Investment Research for Everyone, Everywhere.
https://openbb.co
Other
33.96k stars 3.11k forks source link

[FR] Enable averaging around multiple predictions #240

Closed Felixkruemel closed 3 years ago

Felixkruemel commented 3 years ago

What's the problem of not having this feature? Predictive Models like LSTM will differ a lot between several runs. A command to let it run e.g. 10times and average the results would probably provide better results overall. Describe the solution you would like Just implement a way of specifying to run multiple runs of a single prediction model.

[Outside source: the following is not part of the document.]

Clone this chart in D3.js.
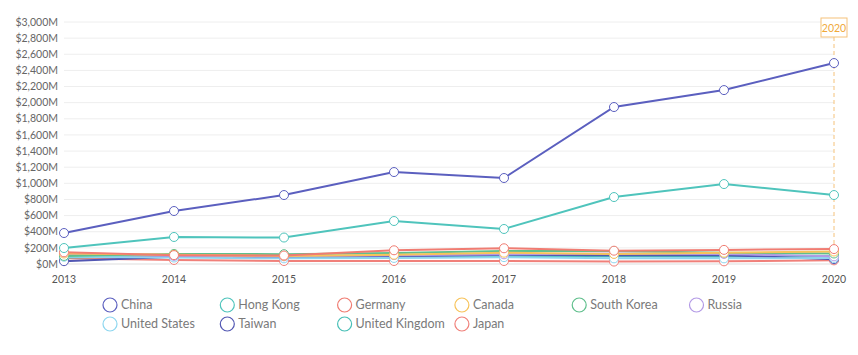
<!DOCTYPE html>
<html><head><meta charset="utf-8">
<script src="https://cdn.jsdelivr.net/npm/d3@7"></script>
<style>body{margin:0;background:#fff;font-family:"Source Sans Pro",Lato,"Noto Sans",sans-serif;}</style>
</head><body><svg id="c" width="858" height="355"></svg>
<script>
const years = [2013,2014,2015,2016,2017,2018,2019,2020];
const yTicks = [0,200,400,600,800,1000,1200,1400,1600,1800,2000,2200,2400,2600,2800,3000];
const seriesNames = ["China","Hong Kong","Germany","Canada","South Korea","Russia","United States","Taiwan","United Kingdom","Japan"];
const seriesColors = ["#5b5fbf","#4fc4bc","#f07c72","#f7c35a","#5fbf8c","#b39ae6","#8dd6ef","#5257b3","#47bfb6","#f0807a"];
const china = [384,657,855,1140,1066,1946,2156,2491];
const hongKong = [198,335,328,533,434,830,991,855];
const germany = [145,110,105,170,195,165,175,185];
const canada = [130,115,100,115,140,125,140,155];
const southKorea = [100,125,122,135,160,160,140,130];
const russia = [120,100,95,110,120,130,125,95];
const unitedStates = [90,80,70,75,85,70,70,75];
const taiwan = [35,90,85,90,115,110,110,60];
const unitedKingdom = [80,95,90,100,100,95,90,100];
const japan = [70,50,37,37,37,30,33,45];
const seriesValues = [china,hongKong,germany,canada,southKorea,russia,unitedStates,taiwan,unitedKingdom,japan];
const highlightYear = 2020;

const svg = d3.select("#c");
const x = d3.scalePoint().domain(years).range([64,834]);
const y = d3.scaleLinear().domain([0,3000]).range([264,22]);

// grid
svg.append("g").selectAll("line").data(yTicks).join("line")
  .attr("x1",64).attr("x2",834).attr("y1",d=>y(d)).attr("y2",d=>y(d))
  .attr("stroke",d=>d===0?"#ddd":"#eeeeee").attr("stroke-width",1);
svg.append("g").selectAll("text").data(yTicks).join("text")
  .attr("x",58).attr("y",d=>y(d)).attr("dy","0.35em").attr("text-anchor","end")
  .attr("font-size",10.5).attr("fill","#666")
  .text(d=>"$"+d3.format(",")(d)+"M");
svg.append("g").selectAll("text").data(years).join("text")
  .attr("x",d=>x(d)).attr("y",283).attr("text-anchor","middle")
  .attr("font-size",10.5).attr("fill","#555").text(d=>d);

// crosshair
svg.append("line").attr("x1",x(highlightYear)).attr("x2",x(highlightYear)).attr("y1",37).attr("y2",264)
  .attr("stroke","#f5c27a").attr("stroke-dasharray","4,3").attr("stroke-width",1);

const line = d3.line().x((d,i)=>x(years[i])).y(d=>y(d));
const order = d3.range(seriesNames.length).reverse();
order.forEach(k=>{
  svg.append("path").datum(seriesValues[k]).attr("d",line).attr("fill","none")
    .attr("stroke",seriesColors[k]).attr("stroke-width",2);
});
order.forEach(k=>{
  svg.append("g").selectAll("circle").data(seriesValues[k]).join("circle")
    .attr("cx",(d,i)=>x(years[i])).attr("cy",d=>y(d)).attr("r",4.5)
    .attr("fill","#fff").attr("stroke",seriesColors[k]).attr("stroke-width",1);
});

// tooltip label
const tg = svg.append("g");
tg.append("rect").attr("x",x(highlightYear)-13).attr("y",18).attr("width",26).attr("height",19)
  .attr("fill","#fff").attr("stroke","#f5c27a").attr("stroke-width",1);
tg.append("text").attr("x",x(highlightYear)).attr("y",28).attr("dy","0.35em").attr("text-anchor","middle")
  .attr("font-size",10.5).attr("fill","#f0a93a").text(highlightYear);

// legend
const lg = svg.append("g");
seriesNames.forEach((n,i)=>{
  const col = i<6 ? i : i-6;
  const row = i<6 ? 0 : 1;
  const cx = 110 + col*117.3, cy = 305 + row*19;
  lg.append("circle").attr("cx",cx).attr("cy",cy).attr("r",7).attr("fill","none")
    .attr("stroke",seriesColors[i]).attr("stroke-width",1.2);
  lg.append("text").attr("x",cx+11).attr("y",cy).attr("dy","0.35em")
    .attr("font-size",12.5).attr("fill","#7a7a7a").text(n);
});
</script></body></html>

DidierRLopes commented 3 years ago

This is a great idea! This way we can even provide the standard deviation around the average prediction, something along these lines:

Captura de ecrã 2021-03-20, às 14 55 04
Felixkruemel commented 3 years ago

This is a great idea! This way we can even provide the standard deviation around the average prediction, something along these lines:

Exactly! Even for short term predictment that would work way better I guess. And since LSTM is pretty fast that should also be doable in a good timely manner.

And additionally it should not require too much new code as it should not be more than a simple loop and an average function.

DidierRLopes commented 3 years ago

You're right, should have thought about it.

I'm a bit busy this weekend, but I'll try to get to it during the week and let you know in here when done. :)

Felixkruemel commented 3 years ago

@DidierRLopes Whiele I'm thinking about it, could we somehow combine the sentiment analysis with an prediction algorithm? Maybe there is even one available somewhere.

Because better data quality is way more important than just better model

DidierRLopes commented 3 years ago

That's a good idea, although more of a long term goal, I'd say.

Can you try to dig something that is worth giving a go, and I can have a look at it?

Felixkruemel commented 3 years ago

@DidierRLopes Have a look here: https://www.thetechplatform.com/post/sentiment-analysis-for-stock-price-prediction-in-python The chart on the bottom pretty much sums up that a positive sentiment will go to a positive stock continuation.

Can we feed the data of both into lstm? So like not only feed it with historical chart data but additionally with historical sentiment data. You can have a look here: https://github.com/EmielStoelinga/CCMLWI I searched whole Github but couldn't find anything else, may be something which hasn't been done in OpenSource before. So let's do it ;)

I probably should open a new issue for that or?

DidierRLopes commented 3 years ago

Nice!!

Instead of opening a new issue. Feel free to add these 2 ideas to the ROADMAP as PR! The 1st one in Short-term, this 2nd one in Long-term.

I've personally not worked with MISO NN so I'm quite keen in giving it a go. However, I feel like there are some other smaller tasks that have bigger priority. But I'll definitely get around this one.

Regarding that 1st link, I'm pretty sure our ba/sentiment command does what that post shows, it just doesn't output it centred with the stock price. But from there would be just a matter of learning how to feed it to a NN :)

Also, yesterday and today I've been focusing on comparison analysis menu, to compare several stocks. I merged today the comparison between financials (income, balance, cashflow). And just finished developing same comparison for sentiment (using data provided by FinBrain Technologies):

Captura de ecrã 2021-03-20, às 15 57 06

and their correlation:

Captura de ecrã 2021-03-20, às 15 57 01

Won't have time to create the PR today I think, but will do tomorrow :)

Felixkruemel commented 3 years ago

Instead of opening a new issue. Feel free to add these 2 ideas to the ROADMAP as PR! The 1st one in Short-term, this 2nd one in Long-term.

Just opened a PR :)

DidierRLopes commented 3 years ago

Just opened a PR for this. I think it looks really good.

I used the median values, and for confidence interval both 10 and 90% quantiles.

Let me know if you don't agree. But my reasoning is that if we iterate 10 times. And there are some outliers, the median is more robust against that. Whereas the average would take into account an outlier, and shift the prediction incorrectly.

The quantiles it made sense that for every 10 loops, the lower and higher value are not considered.

We can still discuss this. I had as an option to select confidence interval. But I thought that it wasn't worth adding such option, and removed it.

Felixkruemel commented 3 years ago

@DidierRLopes This seems really nice! The quantiles decision I think is pretty robust.

There may be other opinions, but I'm with you there. The result looks very nice!

DidierRLopes commented 3 years ago

Closing this since #252 implements this.

Example of backtesting + loops:

ex1

ex2

Clearly didn't try to tweak the model :)

PS: I'll create a README file on how to tune NN models